Director: Zack Snyder
Runtime: 151 minutes
Cast: Ben Affleck, Henry Cavill, Amy Adams, Jesse Eisenberg, Laurence Fishburne, Jeremy Irons, Gal Gadot, et al.
Plot (taken from IMDb): Fearing that the actions of Superman are left unchecked, Batman takes on the Man of Steel, while the world wrestles with what kind of a hero it really needs.
Batman v Superman: Dawn of Justice tries to accomplish too much at once, meaning that ultimately, we are left with a mismatch of a movie. Batman v Superman feels like a film made up of parts, rather than one whole cohesive piece – but it turns out that some of the individual aspects of the movie are rather good.
Take the performance from Ben Affleck (Batman, or Batfleck, as fans lovingly dubbed him). He plays a Batman quite different to Christian Bale’s before him; Affleck’s Batman is aggressive, brash, and more reliant on his gadgetry than Bale’s Dark Knight. In the film’s best scene, we see Batman take out a bunch of thugs in an apartment building and it feels like something straight out of The Dark Knight Returns or Year One. Batfleck is violent, and he gives off the impression that he doesn’t care anymore – he doesn’t have time for crooks – breaking his one rule (not to kill).
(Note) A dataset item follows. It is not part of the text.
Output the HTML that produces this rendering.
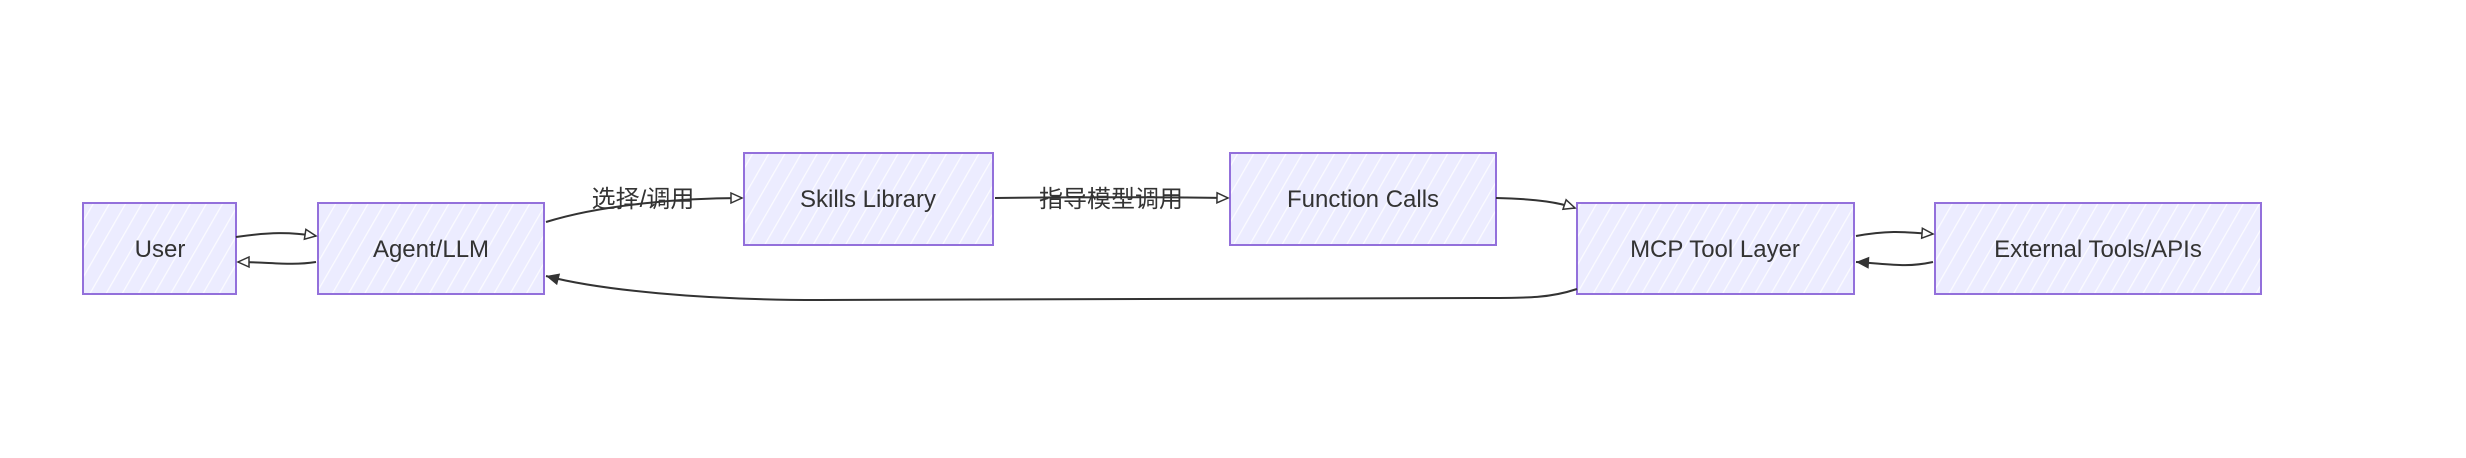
<!DOCTYPE html>
<html><head><meta charset="utf-8"><style>
html,body{margin:0;padding:0;background:#fff;width:2466px;height:458px;overflow:hidden}
svg text{font-family:"Liberation Sans","Noto Sans CJK SC",sans-serif;fill:#333;font-size:24px}
</style></head><body>
<svg width="2466" height="458" viewBox="0 0 2466 458" xmlns="http://www.w3.org/2000/svg">
<defs>
<pattern id="h" width="14" height="14" patternUnits="userSpaceOnUse" patternTransform="rotate(30)">
<rect width="14" height="14" fill="#ECECFF"/>
<line x1="0" y1="0" x2="0" y2="14" stroke="#fff" stroke-width="2.5" opacity="0.8"/>
</pattern>
<marker id="ao" markerWidth="14" markerHeight="14" refX="12" refY="7" orient="auto" markerUnits="userSpaceOnUse">
<path d="M1,2 L12,7 L1,12 Z" fill="#fff" stroke="#333" stroke-width="1.5"/></marker>
<marker id="af" markerWidth="16" markerHeight="16" refX="14" refY="8" orient="auto" markerUnits="userSpaceOnUse">
<path d="M1,2 L14,8 L1,14 Z" fill="#333"/></marker>
</defs>
<g stroke="#9370DB" stroke-width="2" fill="url(#h)">
<rect x="83" y="203" width="153" height="91"/>
<rect x="318" y="203" width="226" height="91"/>
<rect x="744" y="153" width="249" height="92"/>
<rect x="1230" y="153" width="266" height="92"/>
<rect x="1577" y="203" width="277" height="91"/>
<rect x="1935" y="203" width="326" height="91"/>
</g>
<g fill="none" stroke="#333" stroke-width="2">
<path d="M236,237 C270,232 290,232 316,236" marker-end="url(#ao)"/>
<path d="M316,262 C290,266 270,262 238,262" marker-end="url(#ao)"/>
<path d="M546,222 C600,205 680,198 742,198" marker-end="url(#ao)"/>
<path d="M995,198 C1080,197 1160,197 1228,198" marker-end="url(#ao)"/>
<path d="M1496,198 C1540,199 1560,203 1575,208" marker-end="url(#ao)"/>
<path d="M1577,289 C1550,298 1530,298 1480,298 L820,300 C700,300 600,290 546,276" marker-end="url(#af)"/>
<path d="M1856,236 C1890,230 1905,232 1933,234" marker-end="url(#ao)"/>
<path d="M1933,262 C1905,268 1890,264 1856,262" marker-end="url(#af)"/>
</g>
<rect x="585" y="184" width="116" height="30" fill="#fff" opacity="0"/>
<text x="643" y="207" text-anchor="middle">选择/调用</text>
<text x="1111" y="207" text-anchor="middle">指导模型调用</text>
<g text-anchor="middle">
<text x="160" y="257">User</text>
<text x="431" y="257">Agent/LLM</text>
<text x="868" y="207">Skills Library</text>
<text x="1363" y="207">Function Calls</text>
<text x="1715" y="257">MCP Tool Layer</text>
<text x="2098" y="257">External Tools/APIs</text>
</g>
</svg>
</body></html>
I loved Affleck’s interpretation of Batman, and he played Bruce Wayne well, using the right amount of smarm – he felt like Bruce Wayne. Unfortunately, we didn’t get to know Batman all too well, nor did we get to know anyone that well. It’s strange that such a long film didn’t give much time for character development. This is unfortunate for a film that was sold on the premise of Batman fighting Superman. The fight itself is cool, but it is underwhelming as we don’t properly get to understand the beef between the two Heroes.
Batman is shown to dislike Superman because he is reckless, destroying buildings and killing innocents, but this doesn’t really gel with Affleck’s interpretation of the Caped Crusader. Superman is played well by Cavill, who carries the power well, despite not saying too much, and for the most part, he is strung along by Jesse Eisenberg’s Lex Luthor. Dawn of Justice’s Luthor is… interesting. Lex Luthor is meant to be one of the greatest criminal masterminds of all time, but Eisenberg plays him as a slightly anxious, almost Joker like character who doesn’t know when to shut up.
It isn’t made too clear what Luthor actually wants from Batman and Superman, or anyone else; he just seems to want them all to fight for his enjoyment as far I can tell. The film does try to show the angst between the characters, but it doesn’t really succeed – especially in a dream sequence. The dream sequence sums up a lot of what Batman v Superman gets right and wrong. It doesn’t really add anything, but it looks nice. Director Zack Snyder is a good visual artist, but not a great director. Dawn of Justice is inconsistent; it’s a film that lacks focus, trying to take us to the next big set-piece, despite never really giving much thought how or why.
Thankfully, I enjoyed the set-pieces. The effects were great, it sounded great and most-importantly, you felt the power emanating from Superman and Batman. Choreography in the film was excellent, rivalling the best in the genre – did I mention the scene of Batman taking out thugs in an apartment building? But what gave me goosebumps more than anything was when Wonder Woman turned up, kicking ass and taking names. Gal Gadot played Wonder Woman excellently, even if it was just a brief appearance; it makes me excited to see her standalone movie when it releases.
But better than the set-pieces and Wonder Woman? The score. Hans Zimmer’s score is pitch-perfect. It gives the film a power that would’ve been lacking in its countless duller moments and disparate events. It’s a shame he won’t score another superhero movie, because he outdid himself with this one – particularly Wonder Woman’s theme.
It’s a shame that the few excellent moments are dragged down by a long runtime, filled with brooding and oddly misplaced jokes from the larger cast. The plot feels incomplete too, with scenes seemingly just taking place one after the other, with not a lot of thought between them. Snyder proclaimed that they made around two-and-a-half hours of cuts, and it shows.
Batman v Superman: Dawn of Justice feels like it needed a stronger edit and direction, because there is some quality to be found in DC’s dark advert for The Justice League. As an advert, Batman v Superman made me excited about what’s to come.